## DATASET EXTRACT:
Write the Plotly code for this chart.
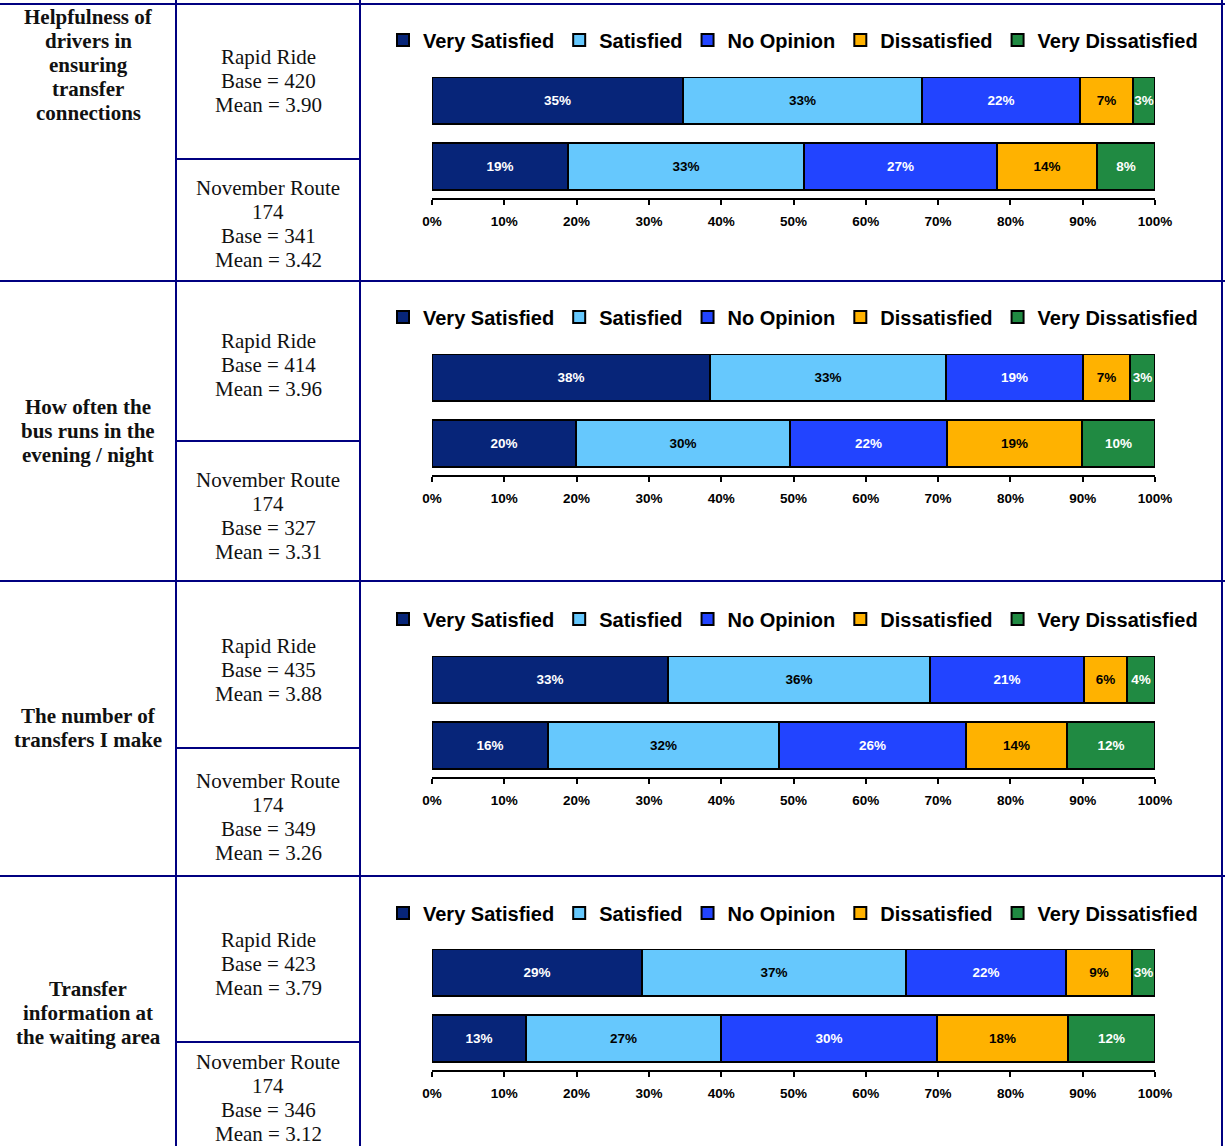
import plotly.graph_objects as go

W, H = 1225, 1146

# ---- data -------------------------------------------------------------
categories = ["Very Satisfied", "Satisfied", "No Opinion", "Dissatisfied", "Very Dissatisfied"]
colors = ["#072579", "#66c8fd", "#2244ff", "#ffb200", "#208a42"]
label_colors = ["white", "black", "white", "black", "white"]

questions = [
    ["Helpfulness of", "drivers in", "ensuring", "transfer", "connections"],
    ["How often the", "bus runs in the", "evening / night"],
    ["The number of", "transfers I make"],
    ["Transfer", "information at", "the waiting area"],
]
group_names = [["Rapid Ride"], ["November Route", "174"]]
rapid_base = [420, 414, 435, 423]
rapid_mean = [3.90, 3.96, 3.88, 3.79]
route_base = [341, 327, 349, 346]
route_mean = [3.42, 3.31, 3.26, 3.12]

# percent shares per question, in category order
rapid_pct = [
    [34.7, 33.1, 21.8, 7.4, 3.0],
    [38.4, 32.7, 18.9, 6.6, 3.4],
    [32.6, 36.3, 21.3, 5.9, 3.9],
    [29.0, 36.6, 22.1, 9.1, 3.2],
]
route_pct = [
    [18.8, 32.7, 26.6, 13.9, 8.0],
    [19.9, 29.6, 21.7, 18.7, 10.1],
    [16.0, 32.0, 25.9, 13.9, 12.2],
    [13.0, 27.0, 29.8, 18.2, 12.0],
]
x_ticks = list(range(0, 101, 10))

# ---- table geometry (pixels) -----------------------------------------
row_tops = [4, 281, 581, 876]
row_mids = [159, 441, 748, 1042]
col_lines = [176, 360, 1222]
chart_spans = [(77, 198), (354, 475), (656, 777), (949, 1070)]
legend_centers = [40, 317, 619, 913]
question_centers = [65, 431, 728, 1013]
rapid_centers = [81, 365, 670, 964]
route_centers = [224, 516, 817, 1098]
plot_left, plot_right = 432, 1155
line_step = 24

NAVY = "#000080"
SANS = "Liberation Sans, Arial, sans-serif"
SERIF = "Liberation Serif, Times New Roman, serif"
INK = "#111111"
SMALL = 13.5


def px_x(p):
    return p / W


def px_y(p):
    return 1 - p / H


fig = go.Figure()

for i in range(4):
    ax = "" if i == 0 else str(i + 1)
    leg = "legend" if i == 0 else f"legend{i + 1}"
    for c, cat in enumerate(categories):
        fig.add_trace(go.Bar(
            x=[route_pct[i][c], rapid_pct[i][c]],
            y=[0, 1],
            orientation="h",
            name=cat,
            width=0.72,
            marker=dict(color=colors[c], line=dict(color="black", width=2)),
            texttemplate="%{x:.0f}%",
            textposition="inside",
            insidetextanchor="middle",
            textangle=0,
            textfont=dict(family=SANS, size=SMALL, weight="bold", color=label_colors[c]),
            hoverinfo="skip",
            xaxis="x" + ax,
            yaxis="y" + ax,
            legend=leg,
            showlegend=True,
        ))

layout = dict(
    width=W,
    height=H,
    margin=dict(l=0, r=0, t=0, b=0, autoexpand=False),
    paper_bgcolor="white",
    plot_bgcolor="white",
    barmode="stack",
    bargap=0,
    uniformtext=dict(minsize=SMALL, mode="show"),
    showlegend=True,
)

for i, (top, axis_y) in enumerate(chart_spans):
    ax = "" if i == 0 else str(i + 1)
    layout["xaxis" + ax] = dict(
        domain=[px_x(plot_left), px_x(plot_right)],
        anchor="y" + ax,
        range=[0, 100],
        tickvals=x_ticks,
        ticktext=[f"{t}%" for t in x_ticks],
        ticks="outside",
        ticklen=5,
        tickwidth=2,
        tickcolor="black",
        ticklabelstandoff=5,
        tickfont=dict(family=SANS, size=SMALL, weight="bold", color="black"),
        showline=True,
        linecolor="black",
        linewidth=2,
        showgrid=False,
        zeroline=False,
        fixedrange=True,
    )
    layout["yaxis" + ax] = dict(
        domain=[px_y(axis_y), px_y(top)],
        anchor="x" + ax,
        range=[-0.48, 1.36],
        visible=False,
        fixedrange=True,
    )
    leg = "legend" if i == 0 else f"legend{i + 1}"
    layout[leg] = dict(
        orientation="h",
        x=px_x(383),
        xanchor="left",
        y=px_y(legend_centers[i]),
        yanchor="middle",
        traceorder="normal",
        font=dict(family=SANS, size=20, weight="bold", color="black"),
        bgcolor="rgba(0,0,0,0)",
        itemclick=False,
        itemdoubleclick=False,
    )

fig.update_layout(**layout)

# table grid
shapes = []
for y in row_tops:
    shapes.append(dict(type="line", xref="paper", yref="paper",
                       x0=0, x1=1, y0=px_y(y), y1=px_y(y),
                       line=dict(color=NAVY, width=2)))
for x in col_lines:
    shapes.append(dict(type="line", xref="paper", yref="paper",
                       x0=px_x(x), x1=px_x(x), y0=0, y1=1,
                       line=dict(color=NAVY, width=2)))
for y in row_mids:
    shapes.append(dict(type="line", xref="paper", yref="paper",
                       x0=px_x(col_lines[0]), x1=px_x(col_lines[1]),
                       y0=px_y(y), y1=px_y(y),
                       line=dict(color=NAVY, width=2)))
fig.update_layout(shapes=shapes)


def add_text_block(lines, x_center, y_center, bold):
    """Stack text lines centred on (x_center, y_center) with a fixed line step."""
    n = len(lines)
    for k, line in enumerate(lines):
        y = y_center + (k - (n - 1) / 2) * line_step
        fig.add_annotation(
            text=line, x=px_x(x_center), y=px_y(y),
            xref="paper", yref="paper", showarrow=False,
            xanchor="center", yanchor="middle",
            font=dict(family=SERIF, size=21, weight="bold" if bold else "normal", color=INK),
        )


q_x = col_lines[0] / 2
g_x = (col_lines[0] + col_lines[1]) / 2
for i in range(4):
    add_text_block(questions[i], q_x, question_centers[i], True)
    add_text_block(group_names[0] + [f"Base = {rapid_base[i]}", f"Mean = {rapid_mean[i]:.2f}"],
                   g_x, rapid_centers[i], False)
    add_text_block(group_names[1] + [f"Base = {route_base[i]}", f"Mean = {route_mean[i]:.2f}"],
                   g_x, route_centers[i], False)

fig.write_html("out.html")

## SHORT TASK:
Leave the pictures out and reproduce exactly the lines from the top of the listing above through the line with "route_mean = [3.42, 3.31, 3.26, 3.12]".

## COMPLETE ANSWER:
Write the Plotly code for this chart.
import plotly.graph_objects as go

W, H = 1225, 1146

# ---- data -------------------------------------------------------------
categories = ["Very Satisfied", "Satisfied", "No Opinion", "Dissatisfied", "Very Dissatisfied"]
colors = ["#072579", "#66c8fd", "#2244ff", "#ffb200", "#208a42"]
label_colors = ["white", "black", "white", "black", "white"]

questions = [
    ["Helpfulness of", "drivers in", "ensuring", "transfer", "connections"],
    ["How often the", "bus runs in the", "evening / night"],
    ["The number of", "transfers I make"],
    ["Transfer", "information at", "the waiting area"],
]
group_names = [["Rapid Ride"], ["November Route", "174"]]
rapid_base = [420, 414, 435, 423]
rapid_mean = [3.90, 3.96, 3.88, 3.79]
route_base = [341, 327, 349, 346]
route_mean = [3.42, 3.31, 3.26, 3.12]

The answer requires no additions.